Menier Chocolate Factory | ★★★★✩

With every day that Trump eyes another term as president, Paul Grellong’s play becomes ever more pertinent. Harvard history professor Charles Nichols (Julian Ovenden in the role played by Bryan Cranston in an earlier Los Angeles production) has invited a white supremacist to speak on campus.

His students are outraged as is his Jewish dean Amy (Tanya Franks) who sees something fake about Nichols’s stated reason for giving a Nazi apologist the kudos of a Harvard platform. “The answer to hate speech is more speech,” argues Nichols.
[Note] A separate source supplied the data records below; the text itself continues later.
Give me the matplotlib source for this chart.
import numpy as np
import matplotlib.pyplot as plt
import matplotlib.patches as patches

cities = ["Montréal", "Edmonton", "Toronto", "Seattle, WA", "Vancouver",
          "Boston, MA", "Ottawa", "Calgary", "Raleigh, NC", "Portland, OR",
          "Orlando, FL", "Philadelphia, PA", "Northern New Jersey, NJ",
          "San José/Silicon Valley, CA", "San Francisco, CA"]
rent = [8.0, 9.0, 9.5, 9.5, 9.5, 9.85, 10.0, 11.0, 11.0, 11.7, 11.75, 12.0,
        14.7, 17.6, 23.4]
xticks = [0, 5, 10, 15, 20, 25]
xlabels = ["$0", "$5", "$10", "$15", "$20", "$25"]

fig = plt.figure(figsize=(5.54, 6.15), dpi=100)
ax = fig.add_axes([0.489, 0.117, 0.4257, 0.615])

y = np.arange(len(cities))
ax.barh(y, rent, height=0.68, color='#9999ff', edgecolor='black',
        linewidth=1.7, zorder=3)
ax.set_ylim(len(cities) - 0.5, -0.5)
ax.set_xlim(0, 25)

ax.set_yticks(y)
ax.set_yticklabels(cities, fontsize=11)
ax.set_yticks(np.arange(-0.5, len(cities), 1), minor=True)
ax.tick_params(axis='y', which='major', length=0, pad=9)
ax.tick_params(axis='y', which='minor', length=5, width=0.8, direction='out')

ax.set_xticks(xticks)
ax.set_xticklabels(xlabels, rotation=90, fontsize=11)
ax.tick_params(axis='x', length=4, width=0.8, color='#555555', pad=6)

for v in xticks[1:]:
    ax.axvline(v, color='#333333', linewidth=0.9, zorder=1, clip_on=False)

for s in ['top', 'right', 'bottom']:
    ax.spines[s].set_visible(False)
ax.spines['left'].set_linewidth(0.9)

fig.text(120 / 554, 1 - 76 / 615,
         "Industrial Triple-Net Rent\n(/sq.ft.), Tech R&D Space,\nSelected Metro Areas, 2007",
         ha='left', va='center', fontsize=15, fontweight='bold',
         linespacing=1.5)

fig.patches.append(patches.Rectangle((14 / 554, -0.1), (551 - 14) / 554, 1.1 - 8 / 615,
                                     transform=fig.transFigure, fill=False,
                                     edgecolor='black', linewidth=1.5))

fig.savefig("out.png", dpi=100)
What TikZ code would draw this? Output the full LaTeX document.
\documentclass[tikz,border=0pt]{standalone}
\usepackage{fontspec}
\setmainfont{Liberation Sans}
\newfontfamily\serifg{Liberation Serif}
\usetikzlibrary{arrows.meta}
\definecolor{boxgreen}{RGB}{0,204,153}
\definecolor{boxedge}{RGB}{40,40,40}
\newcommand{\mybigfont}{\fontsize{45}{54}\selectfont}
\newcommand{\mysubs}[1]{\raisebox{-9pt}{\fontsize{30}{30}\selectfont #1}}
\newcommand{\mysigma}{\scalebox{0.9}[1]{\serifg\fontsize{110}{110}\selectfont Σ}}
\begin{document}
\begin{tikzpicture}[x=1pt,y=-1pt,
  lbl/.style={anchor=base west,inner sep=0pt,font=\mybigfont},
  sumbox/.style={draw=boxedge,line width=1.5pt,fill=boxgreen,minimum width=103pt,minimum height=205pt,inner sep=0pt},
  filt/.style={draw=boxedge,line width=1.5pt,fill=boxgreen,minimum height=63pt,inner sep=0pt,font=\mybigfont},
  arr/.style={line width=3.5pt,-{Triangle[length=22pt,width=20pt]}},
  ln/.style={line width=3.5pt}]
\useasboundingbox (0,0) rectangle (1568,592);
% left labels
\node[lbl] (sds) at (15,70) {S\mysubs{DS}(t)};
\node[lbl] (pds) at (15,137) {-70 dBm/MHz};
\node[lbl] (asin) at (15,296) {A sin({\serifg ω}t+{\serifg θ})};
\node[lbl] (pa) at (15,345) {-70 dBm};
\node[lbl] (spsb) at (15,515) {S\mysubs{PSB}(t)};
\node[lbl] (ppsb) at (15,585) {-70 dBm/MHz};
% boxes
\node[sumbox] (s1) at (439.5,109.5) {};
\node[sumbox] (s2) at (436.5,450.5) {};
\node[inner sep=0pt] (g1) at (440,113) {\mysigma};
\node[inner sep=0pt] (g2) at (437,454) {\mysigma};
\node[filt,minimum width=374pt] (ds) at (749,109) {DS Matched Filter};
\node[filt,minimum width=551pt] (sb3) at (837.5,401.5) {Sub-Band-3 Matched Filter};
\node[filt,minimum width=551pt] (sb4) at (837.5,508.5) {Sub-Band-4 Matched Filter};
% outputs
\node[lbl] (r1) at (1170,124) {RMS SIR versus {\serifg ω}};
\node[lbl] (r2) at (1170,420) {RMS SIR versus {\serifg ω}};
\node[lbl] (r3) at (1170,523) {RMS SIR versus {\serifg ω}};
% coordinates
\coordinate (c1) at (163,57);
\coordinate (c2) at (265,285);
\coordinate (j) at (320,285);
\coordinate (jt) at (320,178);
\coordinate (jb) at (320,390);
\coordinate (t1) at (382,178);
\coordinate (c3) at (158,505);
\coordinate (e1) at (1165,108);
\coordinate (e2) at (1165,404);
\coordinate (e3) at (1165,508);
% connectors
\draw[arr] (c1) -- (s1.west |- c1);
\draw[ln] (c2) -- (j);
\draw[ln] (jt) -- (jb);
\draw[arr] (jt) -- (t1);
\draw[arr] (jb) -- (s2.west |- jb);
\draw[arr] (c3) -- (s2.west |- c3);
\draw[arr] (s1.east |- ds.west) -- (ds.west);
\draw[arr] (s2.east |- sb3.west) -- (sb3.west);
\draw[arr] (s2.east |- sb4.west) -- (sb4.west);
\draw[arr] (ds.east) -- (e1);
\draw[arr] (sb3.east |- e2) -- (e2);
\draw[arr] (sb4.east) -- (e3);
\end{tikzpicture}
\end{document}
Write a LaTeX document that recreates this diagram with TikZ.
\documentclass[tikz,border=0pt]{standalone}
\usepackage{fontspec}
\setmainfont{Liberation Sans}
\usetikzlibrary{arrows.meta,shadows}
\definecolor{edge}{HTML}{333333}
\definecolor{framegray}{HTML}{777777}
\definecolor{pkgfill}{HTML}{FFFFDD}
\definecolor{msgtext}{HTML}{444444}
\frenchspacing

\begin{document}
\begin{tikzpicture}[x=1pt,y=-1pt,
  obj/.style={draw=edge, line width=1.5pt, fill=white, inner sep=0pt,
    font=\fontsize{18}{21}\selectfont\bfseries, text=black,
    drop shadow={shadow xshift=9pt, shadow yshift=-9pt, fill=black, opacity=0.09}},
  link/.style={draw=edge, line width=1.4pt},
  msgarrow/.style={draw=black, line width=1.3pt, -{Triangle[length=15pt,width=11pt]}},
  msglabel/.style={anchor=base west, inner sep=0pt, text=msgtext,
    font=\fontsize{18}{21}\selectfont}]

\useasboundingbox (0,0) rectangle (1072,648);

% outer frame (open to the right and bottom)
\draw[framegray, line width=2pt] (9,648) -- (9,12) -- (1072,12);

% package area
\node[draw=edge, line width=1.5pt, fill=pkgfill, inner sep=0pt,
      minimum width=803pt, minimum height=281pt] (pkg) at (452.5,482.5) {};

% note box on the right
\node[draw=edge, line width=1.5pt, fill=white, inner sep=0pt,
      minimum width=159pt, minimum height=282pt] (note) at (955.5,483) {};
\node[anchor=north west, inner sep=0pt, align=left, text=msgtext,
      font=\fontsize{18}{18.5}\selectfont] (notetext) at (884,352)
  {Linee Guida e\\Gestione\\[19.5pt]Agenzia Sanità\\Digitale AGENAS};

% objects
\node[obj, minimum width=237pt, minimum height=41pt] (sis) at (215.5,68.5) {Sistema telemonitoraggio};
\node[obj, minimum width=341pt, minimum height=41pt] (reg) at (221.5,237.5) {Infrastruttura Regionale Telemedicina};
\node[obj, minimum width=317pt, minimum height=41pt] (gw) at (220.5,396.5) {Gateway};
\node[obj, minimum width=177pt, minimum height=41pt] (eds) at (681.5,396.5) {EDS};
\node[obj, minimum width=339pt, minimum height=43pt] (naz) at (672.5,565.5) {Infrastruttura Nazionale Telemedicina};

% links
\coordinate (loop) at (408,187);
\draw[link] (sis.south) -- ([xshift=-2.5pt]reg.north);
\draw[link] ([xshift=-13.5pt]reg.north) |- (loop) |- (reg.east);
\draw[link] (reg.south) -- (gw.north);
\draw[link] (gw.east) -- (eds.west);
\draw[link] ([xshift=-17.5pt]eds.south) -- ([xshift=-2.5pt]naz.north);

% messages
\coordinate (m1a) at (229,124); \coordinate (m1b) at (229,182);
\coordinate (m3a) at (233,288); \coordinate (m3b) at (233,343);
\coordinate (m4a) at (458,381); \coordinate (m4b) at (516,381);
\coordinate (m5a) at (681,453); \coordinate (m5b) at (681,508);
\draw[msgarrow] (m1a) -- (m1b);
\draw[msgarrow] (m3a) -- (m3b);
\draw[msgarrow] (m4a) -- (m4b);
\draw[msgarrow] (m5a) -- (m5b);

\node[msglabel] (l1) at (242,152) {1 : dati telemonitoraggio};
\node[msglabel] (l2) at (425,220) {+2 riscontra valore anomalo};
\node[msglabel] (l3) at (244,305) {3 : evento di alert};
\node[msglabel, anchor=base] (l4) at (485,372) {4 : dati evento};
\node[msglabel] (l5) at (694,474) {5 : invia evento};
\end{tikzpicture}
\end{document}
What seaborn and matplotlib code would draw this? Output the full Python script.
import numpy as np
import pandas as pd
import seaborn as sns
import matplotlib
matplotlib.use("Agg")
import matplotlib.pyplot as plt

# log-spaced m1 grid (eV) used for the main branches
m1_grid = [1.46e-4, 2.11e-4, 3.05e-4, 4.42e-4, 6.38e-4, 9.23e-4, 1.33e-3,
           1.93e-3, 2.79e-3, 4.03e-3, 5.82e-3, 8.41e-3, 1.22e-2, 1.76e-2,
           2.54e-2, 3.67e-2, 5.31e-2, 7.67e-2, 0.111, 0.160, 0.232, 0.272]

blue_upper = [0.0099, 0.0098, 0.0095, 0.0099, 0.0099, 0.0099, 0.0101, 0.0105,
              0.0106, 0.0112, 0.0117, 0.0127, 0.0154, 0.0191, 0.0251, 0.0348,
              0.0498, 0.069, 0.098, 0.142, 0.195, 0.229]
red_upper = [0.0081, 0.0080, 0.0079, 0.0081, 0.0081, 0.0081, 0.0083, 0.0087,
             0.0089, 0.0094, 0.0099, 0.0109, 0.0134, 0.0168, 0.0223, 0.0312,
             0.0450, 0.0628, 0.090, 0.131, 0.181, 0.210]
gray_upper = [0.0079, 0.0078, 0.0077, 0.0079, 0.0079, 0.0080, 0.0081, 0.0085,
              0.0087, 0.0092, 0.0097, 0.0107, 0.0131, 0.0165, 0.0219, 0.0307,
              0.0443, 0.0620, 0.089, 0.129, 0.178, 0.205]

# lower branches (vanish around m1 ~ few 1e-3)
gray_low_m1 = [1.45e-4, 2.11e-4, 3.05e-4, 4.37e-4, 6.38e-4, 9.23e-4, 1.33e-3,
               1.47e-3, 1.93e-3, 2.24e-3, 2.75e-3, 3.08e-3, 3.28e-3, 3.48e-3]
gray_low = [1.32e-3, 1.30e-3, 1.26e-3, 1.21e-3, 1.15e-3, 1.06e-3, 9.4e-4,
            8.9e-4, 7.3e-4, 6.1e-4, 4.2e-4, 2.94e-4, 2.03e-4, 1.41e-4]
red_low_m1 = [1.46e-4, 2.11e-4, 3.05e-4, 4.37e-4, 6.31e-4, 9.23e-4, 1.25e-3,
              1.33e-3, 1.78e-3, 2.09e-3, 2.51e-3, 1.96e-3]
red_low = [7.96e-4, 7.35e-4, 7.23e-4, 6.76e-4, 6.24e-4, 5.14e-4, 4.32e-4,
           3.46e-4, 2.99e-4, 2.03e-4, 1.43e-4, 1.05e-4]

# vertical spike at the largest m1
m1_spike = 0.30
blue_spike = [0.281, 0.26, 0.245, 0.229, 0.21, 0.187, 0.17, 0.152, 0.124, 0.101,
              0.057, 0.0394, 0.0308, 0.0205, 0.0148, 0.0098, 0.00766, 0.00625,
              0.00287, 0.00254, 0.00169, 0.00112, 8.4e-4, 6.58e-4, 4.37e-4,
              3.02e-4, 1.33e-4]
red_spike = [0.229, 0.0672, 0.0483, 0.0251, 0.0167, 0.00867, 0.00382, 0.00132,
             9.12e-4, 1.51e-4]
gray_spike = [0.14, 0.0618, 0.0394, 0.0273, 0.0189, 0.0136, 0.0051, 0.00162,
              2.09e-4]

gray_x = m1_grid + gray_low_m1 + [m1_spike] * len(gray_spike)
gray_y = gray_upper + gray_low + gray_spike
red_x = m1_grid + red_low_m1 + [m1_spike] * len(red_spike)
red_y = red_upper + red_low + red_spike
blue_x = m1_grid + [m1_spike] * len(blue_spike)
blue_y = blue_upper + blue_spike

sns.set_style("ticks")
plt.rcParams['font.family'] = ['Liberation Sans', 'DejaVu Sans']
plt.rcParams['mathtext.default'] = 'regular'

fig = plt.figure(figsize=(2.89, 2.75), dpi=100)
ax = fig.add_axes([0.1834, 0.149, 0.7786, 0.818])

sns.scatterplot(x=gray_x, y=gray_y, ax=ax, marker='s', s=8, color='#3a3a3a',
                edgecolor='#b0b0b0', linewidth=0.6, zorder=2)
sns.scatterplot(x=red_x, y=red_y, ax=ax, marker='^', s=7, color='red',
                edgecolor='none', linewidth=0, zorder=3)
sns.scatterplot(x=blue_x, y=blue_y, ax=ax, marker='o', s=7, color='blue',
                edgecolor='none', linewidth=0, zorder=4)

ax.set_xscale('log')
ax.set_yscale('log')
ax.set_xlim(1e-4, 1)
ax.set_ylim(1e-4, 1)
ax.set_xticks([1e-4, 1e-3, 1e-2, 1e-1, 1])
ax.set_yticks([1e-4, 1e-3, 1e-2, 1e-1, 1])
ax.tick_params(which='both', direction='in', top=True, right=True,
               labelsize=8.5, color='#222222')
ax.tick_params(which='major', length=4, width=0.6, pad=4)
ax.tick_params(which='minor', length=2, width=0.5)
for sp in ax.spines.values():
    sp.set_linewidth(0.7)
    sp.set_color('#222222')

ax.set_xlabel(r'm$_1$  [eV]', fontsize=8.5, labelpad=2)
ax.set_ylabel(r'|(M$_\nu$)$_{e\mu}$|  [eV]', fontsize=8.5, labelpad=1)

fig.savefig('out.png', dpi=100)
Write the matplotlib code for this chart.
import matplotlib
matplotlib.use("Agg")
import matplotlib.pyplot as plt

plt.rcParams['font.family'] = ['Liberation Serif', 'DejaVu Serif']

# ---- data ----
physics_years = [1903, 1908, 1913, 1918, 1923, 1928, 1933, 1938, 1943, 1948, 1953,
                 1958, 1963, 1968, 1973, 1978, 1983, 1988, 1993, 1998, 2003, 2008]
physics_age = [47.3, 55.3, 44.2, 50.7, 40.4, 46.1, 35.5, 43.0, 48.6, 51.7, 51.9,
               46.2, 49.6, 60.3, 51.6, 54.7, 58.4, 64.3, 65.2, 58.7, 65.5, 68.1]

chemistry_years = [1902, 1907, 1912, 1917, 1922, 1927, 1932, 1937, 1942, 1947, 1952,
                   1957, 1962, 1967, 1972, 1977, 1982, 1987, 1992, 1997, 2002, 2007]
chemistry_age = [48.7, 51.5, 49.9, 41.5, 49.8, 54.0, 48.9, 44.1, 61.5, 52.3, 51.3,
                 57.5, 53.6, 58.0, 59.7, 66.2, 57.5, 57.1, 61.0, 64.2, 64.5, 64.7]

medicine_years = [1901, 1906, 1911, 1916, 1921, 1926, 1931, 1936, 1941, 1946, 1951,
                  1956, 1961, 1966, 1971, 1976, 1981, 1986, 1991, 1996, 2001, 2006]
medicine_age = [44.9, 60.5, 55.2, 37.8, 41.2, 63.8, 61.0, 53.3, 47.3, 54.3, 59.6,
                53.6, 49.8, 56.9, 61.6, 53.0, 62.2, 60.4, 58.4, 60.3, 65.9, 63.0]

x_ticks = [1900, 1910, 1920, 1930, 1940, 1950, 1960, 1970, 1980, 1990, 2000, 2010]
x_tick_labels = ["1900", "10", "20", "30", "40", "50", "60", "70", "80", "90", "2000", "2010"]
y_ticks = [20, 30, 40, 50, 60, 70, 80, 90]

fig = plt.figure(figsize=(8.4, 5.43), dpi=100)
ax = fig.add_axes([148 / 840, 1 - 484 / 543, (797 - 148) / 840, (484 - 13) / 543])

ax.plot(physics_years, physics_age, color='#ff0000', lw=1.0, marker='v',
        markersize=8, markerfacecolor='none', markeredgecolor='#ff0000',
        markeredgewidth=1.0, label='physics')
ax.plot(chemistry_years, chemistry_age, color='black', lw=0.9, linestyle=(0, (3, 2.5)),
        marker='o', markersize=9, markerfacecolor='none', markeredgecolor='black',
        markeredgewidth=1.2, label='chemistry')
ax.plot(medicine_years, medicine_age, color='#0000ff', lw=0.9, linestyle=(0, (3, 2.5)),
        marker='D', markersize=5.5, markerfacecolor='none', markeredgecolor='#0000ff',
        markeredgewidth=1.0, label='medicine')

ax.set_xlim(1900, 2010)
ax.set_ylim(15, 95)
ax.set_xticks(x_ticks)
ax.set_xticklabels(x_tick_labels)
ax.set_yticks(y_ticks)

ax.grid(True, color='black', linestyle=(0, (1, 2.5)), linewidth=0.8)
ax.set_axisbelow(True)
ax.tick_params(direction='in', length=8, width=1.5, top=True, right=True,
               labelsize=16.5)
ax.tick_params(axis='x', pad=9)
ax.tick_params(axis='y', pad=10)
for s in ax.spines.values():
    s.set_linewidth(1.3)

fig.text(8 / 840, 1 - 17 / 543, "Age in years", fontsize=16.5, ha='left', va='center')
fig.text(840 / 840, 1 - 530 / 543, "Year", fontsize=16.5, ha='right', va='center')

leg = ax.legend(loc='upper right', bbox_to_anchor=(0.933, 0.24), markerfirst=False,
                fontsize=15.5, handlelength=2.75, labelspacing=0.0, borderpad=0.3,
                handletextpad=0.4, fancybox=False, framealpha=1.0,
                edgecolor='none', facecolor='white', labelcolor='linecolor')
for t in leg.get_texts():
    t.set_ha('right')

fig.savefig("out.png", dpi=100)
You could be forgiven for thinking that the issue of tolerating far right opinion on campus has been overtaken by the tolerance given to antisemitism at universities. (Either way Jews are the most discomforted).

But as the supporting characters assert themselves here the play reveals a disturbing undercurrent in American culture that has something of the chilling effect of the Tomorrow Belongs To Me moment in Cabaret. It arrives when Nichols’s star undergrad student Luke (Michael Benz) intellectually squares up to Baxter (Giles Terera) the history professor and media star who Nichols mentored.

Baxter has returned to the faculty to persuade Nichols to drop his Nazi speaker and so save his reputation. But as white Luke and African American Baxter encounter each other in a bar the student reveals an antipathy towards Baxter that is racist as it is shameless.

Dominic Dromgoole’s production creaks somewhat as it attempts to follow the u-turning timeline of Grellong’s narrative. And the author indulges a love of plot twist that distracts from the main thrust, especially in the somewhat laboured scene where Jewish student Maggie (Katie Bernstein) confronts Amy for allowing Nichol’s invitation. But Lucas Benz superbly conveys how a white supremacist world view is gaining momentum, even in the upper echelons of American society. And if can reach there, it can reach anywhere.